There figured to be a market correction at some point. Sean Newcomb simply hoped it wouldn't be this significant.
The pitching-starved Braves were thrilled when Newcomb allowed only five runs (four earned) in 24 1/3 innings over his first four major league starts (ERA: 1.48). But things haven't gone nearly as well since. Newcomb allowed two home runs in a four-run third inning by the Chicago Cubs Tuesday night at SunTrust Park and left the rain-delayed 5-1 loss early in the sixth inning. He threw 110 pitches in only 5 1/3 innings, allowing eight hits, five runs, three walks, a hit batter and home runs by Javier Baez and Willson Contreras.
It could have been worse. But Newcomb got Contreras to hit into a double play with two Cubs on base in the first inning, pitched out of another jam in the fourth and, after seeing the Chicago load the bases with consecutive singles in the sixth, he struck out pinch hitter John Jay. Then he was lifted for a reliever.
Newcomb built his 1.48 ERA against the Mets, Marlins, Giants and Padres. But in three starts since against the more potent lineups of Houston, Washington and Chicago, he has an ERA of 11.37 (12 2/3 innings, 22 hits, 16 earned runs, 9 walks, 3 homers).
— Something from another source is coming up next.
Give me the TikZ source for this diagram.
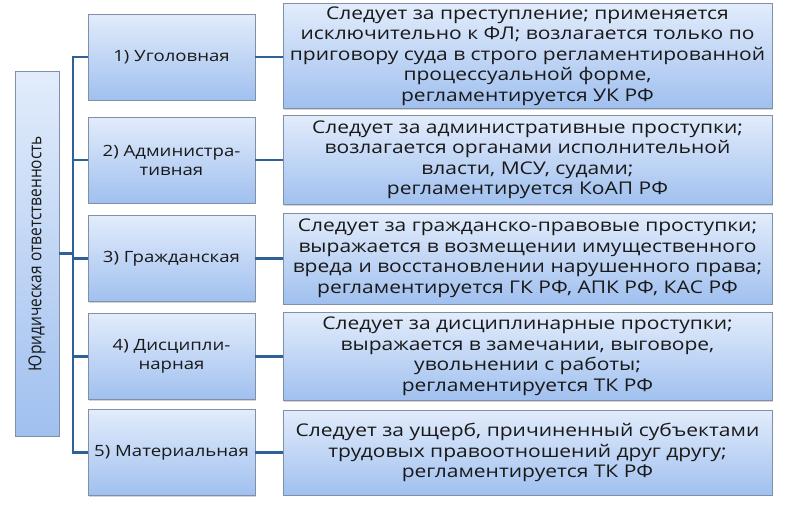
\documentclass[tikz,border=0pt]{standalone}
\usepackage{fontspec}
\setmainfont{Open Sans}[FakeStretch=1.2]
\newfontfamily\sidefont{Open Sans}
\usetikzlibrary{shadows}
\definecolor{boxtop}{HTML}{E2ECFB}
\definecolor{boxbot}{HTML}{A0C0EF}
\definecolor{boxline}{HTML}{8090A8}
\definecolor{linkblue}{HTML}{2F6098}
\tikzset{
  kindbox/.style={draw=boxline, line width=0.8pt, top color=boxtop, bottom color=boxbot,
    drop shadow={opacity=0.35, shadow xshift=1.2pt, shadow yshift=-1.2pt},
    minimum width=167pt, minimum height=86pt, inner sep=2pt, align=center,
    font=\fontsize{15.5}{19}\selectfont, text=black!90},
  descbox/.style={kindbox, minimum width=489pt, font=\fontsize{17.5}{20.5}\selectfont},
  link/.style={draw=linkblue, line width=2.4pt}
}
\begin{document}
\begin{tikzpicture}[x=1pt,y=-1pt]
  \useasboundingbox (0,0) rectangle (785,504);
  % left title box
  \node[kindbox, minimum width=44pt, minimum height=365pt] (jur) at (37,253.5)
    {\rotatebox{90}{\scalebox{1}[1.15]{\sidefont\fontsize{15.5}{18}\selectfont Юридическая ответственность}}};
  % kinds
  \node[kindbox] (k1) at (171.5,57) {1) Уголовная};
  \node[kindbox] (k2) at (171.5,160) {2) Администра-\\тивная};
  \node[kindbox] (k3) at (171.5,258.5) {3) Гражданская};
  \node[kindbox] (k4) at (171.5,356.5) {4) Дисципли-\\нарная};
  \node[kindbox] (k5) at (171.5,452.5) {5) Материальная};
  % descriptions
  \node[descbox, minimum height=105pt] (d1) at (527.5,56)
    {Следует за преступление; применяется\\исключительно к ФЛ; возлагается только по\\приговору суда в строго регламентированной\\процессуальной форме,\\регламентируется УК РФ};
  \node[descbox, minimum height=89pt] (d2) at (527.5,160)
    {Следует за административные проступки;\\возлагается органами исполнительной\\власти, МСУ, судами;\\регламентируется КоАП РФ};
  \node[descbox, minimum height=91pt] (d3) at (527.5,258.5)
    {Следует за гражданско-правовые проступки;\\выражается в возмещении имущественного\\вреда и восстановлении нарушенного права;\\регламентируется ГК РФ, АПК РФ, КАС РФ};
  \node[descbox, minimum height=88pt] (d4) at (527.5,356.5)
    {Следует за дисциплинарные проступки;\\выражается в замечании, выговоре,\\увольнении с работы;\\регламентируется ТК РФ};
  \node[descbox, minimum height=85pt] (d5) at (527.5,452.5)
    {Следует за ущерб, причиненный субъектами\\трудовых правоотношений друг другу;\\регламентируется ТК РФ};
  % connectors
  \coordinate (sp) at (73,0);
  \draw[link] (k1.west) -| (sp |- k5.west) -- (k5.west);
  \draw[link] (k2.west) -- (sp |- k2.west);
  \draw[link] (k3.west) -- (sp |- k3.west);
  \draw[link] (k4.west) -- (sp |- k4.west);
  \draw[link] (jur.east) -- (sp |- jur.east);
  \draw[link] (k1.east) -- (k1.east -| d1.west);
  \draw[link] (k2.east) -- (d2.west);
  \draw[link] (k3.east) -- (d3.west);
  \draw[link] (k4.east) -- (d4.west);
  \draw[link] (k5.east) -- (d5.west);
\end{tikzpicture}
\end{document}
"All three of them have good lineups," Newcomb said. "I need to do a better job of attacking the zone and looking ahead. I didn’t throw a lot of strikes in spots I needed to. I tried to do a little too much with off-speed. … It just didn’t go too great."
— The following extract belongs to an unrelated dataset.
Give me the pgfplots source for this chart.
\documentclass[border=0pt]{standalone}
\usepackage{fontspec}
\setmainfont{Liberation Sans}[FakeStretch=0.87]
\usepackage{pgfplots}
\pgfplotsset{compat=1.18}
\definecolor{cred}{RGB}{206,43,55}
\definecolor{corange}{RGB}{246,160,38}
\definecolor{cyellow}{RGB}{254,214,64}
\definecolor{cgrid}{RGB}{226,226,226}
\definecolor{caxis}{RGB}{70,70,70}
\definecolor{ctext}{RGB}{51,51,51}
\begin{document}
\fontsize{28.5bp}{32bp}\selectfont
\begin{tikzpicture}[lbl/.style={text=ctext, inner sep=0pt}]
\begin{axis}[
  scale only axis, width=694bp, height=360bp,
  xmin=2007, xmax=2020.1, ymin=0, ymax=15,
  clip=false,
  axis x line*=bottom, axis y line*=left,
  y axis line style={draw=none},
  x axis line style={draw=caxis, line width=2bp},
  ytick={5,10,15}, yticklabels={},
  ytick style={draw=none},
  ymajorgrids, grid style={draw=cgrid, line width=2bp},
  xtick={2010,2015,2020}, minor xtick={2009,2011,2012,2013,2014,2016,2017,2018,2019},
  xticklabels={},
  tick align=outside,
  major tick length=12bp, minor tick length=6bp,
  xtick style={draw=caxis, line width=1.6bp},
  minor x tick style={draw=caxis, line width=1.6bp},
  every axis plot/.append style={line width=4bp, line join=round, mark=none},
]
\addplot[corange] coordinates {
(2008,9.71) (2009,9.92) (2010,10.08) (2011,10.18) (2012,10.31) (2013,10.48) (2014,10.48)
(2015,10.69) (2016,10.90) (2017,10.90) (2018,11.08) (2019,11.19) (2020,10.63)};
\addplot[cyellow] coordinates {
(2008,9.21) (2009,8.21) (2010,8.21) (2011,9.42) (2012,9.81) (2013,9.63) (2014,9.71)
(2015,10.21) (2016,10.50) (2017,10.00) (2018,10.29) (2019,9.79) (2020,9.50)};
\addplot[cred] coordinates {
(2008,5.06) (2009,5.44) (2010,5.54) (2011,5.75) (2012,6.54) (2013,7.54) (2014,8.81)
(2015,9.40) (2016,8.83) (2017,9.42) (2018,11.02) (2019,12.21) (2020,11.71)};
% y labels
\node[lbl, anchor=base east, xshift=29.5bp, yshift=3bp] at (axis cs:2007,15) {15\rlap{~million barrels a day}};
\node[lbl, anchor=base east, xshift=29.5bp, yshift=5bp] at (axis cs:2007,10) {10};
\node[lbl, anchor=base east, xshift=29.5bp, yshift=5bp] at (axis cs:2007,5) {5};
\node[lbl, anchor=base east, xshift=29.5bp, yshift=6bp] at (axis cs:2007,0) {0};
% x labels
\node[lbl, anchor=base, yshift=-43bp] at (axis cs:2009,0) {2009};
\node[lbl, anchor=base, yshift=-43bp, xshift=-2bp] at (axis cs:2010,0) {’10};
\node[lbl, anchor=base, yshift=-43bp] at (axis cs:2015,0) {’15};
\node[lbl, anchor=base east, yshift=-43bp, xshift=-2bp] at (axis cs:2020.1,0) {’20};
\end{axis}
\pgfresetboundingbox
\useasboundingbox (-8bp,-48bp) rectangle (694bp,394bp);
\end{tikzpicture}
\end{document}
He didn't deny being affected by a two-hour, 30-minute rain delay, which led to a 10:05 first pitch. It was the 11th home rain delay of the season and the Braves'14th overall this season (total delay time: 19 hours, 16 minutes).
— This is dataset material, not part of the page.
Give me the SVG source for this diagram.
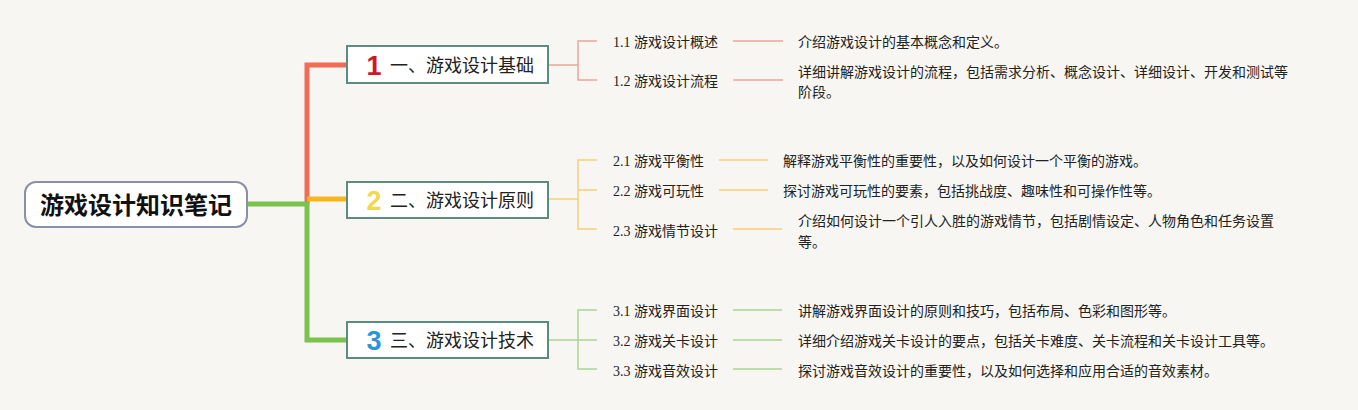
<svg xmlns="http://www.w3.org/2000/svg" width="1358" height="410" viewBox="0 0 1358 410">
<style>
.bg{fill:#f7f6f3}
.root{fill:#fff;stroke:#8b90a8;stroke-width:2}
.rootT{font-family:"Noto Sans CJK SC","Noto Sans",sans-serif;font-size:24px;font-weight:bold;fill:#111;text-anchor:middle}
.box{fill:#fff;stroke:#5a8c82;stroke-width:2}
.num{font-family:"Liberation Sans","Noto Sans",sans-serif;font-size:27px;font-weight:bold;text-anchor:middle}
.bt{font-family:"Noto Sans CJK SC",sans-serif;font-size:18px;fill:#222}
.sub{font-family:"Liberation Serif","Noto Sans CJK SC",serif;font-size:14px;fill:#222}
.desc{font-family:"Noto Sans CJK SC",sans-serif;font-size:14px;fill:#222}
.main{fill:none;stroke-width:5}
.thin{fill:none;stroke-width:1.5}
</style>
<rect class="bg" x="0" y="0" width="1358" height="410"/>
<g id="connectors">
<path class="main" stroke="#f26b55" d="M307,204 V65 H347"/>
<path class="main" stroke="#f9b61a" d="M307,199 H347"/>
<path class="main" stroke="#7bc24f" d="M247,204 H307 V340 H347"/>
<path class="thin" stroke="#f2a497" d="M548,65 H578 M597,41 H578 V80 H597 M733,41 H783 M733,80 H783"/>
<path class="thin" stroke="#f7cf7a" d="M548,199 H578 M597,160 H578 V229 H597 M719,160 H768 M719,190 H768 M578,190 H597 M733,229 H782"/>
<path class="thin" stroke="#a9d693" d="M548,340 H578 M597,310 H578 V369 H597 M578,340 H597 M733,310 H782 M733,340 H782 M733,369 H782"/>
</g>
<g id="root">
<rect class="root" x="25" y="182" width="222" height="45" rx="11"/>
<text class="rootT" x="136" y="214">游戏设计知识笔记</text>
</g>
<g id="topic1">
<rect class="box" x="347" y="46" width="201" height="37"/>
<text class="num" x="374" y="75" fill="#d4142c">1</text>
<text class="bt" x="390" y="72">一、游戏设计基础</text>
</g>
<g id="topic2">
<rect class="box" x="347" y="182" width="201" height="36"/>
<text class="num" x="374" y="210" fill="#f2d84e">2</text>
<text class="bt" x="390" y="207">二、游戏设计原则</text>
</g>
<g id="topic3">
<rect class="box" x="347" y="322" width="201" height="36"/>
<text class="num" x="374" y="350" fill="#2b95d9">3</text>
<text class="bt" x="390" y="347">三、游戏设计技术</text>
</g>
<g id="sub1-1"><text class="sub" x="613" y="47">1.1 游戏设计概述</text></g>
<g id="sub1-2"><text class="sub" x="613" y="86">1.2 游戏设计流程</text></g>
<g id="desc1-1"><text class="desc" x="798" y="47">介绍游戏设计的基本概念和定义。</text></g>
<g id="desc1-2"><text class="desc" x="798" y="77">详细讲解游戏设计的流程，包括需求分析、概念设计、详细设计、开发和测试等</text><text class="desc" x="798" y="97">阶段。</text></g>
<g id="sub2-1"><text class="sub" x="613" y="166">2.1 游戏平衡性</text></g>
<g id="sub2-2"><text class="sub" x="613" y="196">2.2 游戏可玩性</text></g>
<g id="sub2-3"><text class="sub" x="613" y="236">2.3 游戏情节设计</text></g>
<g id="desc2-1"><text class="desc" x="783" y="166">解释游戏平衡性的重要性，以及如何设计一个平衡的游戏。</text></g>
<g id="desc2-2"><text class="desc" x="783" y="196">探讨游戏可玩性的要素，包括挑战度、趣味性和可操作性等。</text></g>
<g id="desc2-3"><text class="desc" x="798" y="226">介绍如何设计一个引人入胜的游戏情节，包括剧情设定、人物角色和任务设置</text><text class="desc" x="798" y="247">等。</text></g>
<g id="sub3-1"><text class="sub" x="613" y="316">3.1 游戏界面设计</text></g>
<g id="sub3-2"><text class="sub" x="613" y="346">3.2 游戏关卡设计</text></g>
<g id="sub3-3"><text class="sub" x="613" y="376">3.3 游戏音效设计</text></g>
<g id="desc3-1"><text class="desc" x="798" y="316">讲解游戏界面设计的原则和技巧，包括布局、色彩和图形等。</text></g>
<g id="desc3-2"><text class="desc" x="798" y="346">详细介绍游戏关卡设计的要点，包括关卡难度、关卡流程和关卡设计工具等。</text></g>
<g id="desc3-3"><text class="desc" x="798" y="376">探讨游戏音效设计的重要性，以及如何选择和应用合适的音效素材。</text></g>
</svg>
"Waiting is not the best," Newcomb said. "I was down in the bullpen. I was on the mound for about 10 pitches, and they pulled the tarp. Two other times I started playing catch (and the rain returned). It's hard to get in a groove. But that's the kind of stuff you have to deal with."
Fans shouldn't suddenly assume the worst about Newcomb. He just got here. But his struggles illustrate why the Braves may not be as close to playoff contention as some believe. They don't have the starting pitching to carry them down the stretch, unless they make a trade before the July 31 deadline. The consecutive losses to the Cubs dropped the Braves eight games behind Colorado in the National League wild-card race and they're on the verge of being swept in a home series by the Cubs before heading out on an 11-game trip to Los Angeles, Arizona and Philadelphia.
The trade deadline is July 31. Help is needed.